Evaluating Nemotron Fine-Tunes with HumanEval and MBPP
How the Nemotron coding assistant workflow evaluates local fine-tunes with practical coding benchmarks and code-quality metrics.
Training Without Evaluation Is Guessing
The Nemotron coding assistant example includes explicit benchmark targets in config:
- HumanEval
- MBPP
- custom coding tasks
That alone is a strong design signal. It frames fine-tuning as a measurable engineering process, not only a qualitative prompt exercise.
Metrics That Matter
The evaluation section in examples/nemotron-coding-assistant/config.yaml tracks:
pass@k- syntax correctness
- code style
- execution success
- BLEU and CodeBLEU
This mixed metric set is practical.

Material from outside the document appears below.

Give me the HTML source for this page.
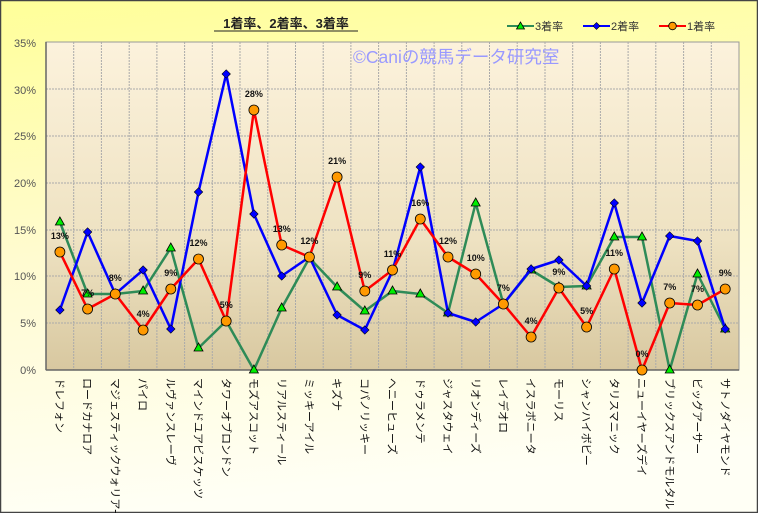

It balances functional correctness and output quality.
Why Multiple Benchmarks
HumanEval and MBPP expose different failure modes:
- one stresses synthesis under strict functional checks
- the other catches more practical task variability
Using both reduces overfitting to one benchmark style and gives better confidence before deployment.
The Production Habit
I strongly recommend pairing every training run with:
- config snapshot
- benchmark results
- promoted model tag only after threshold checks
The example’s structure (training and evaluation modules plus experiment scripts) supports that workflow cleanly.
Practical Takeaway
If your coding model cannot pass a stable local benchmark loop, it is not ready for broader rollout. Benchmark discipline is what turns model tuning from exploration into production engineering.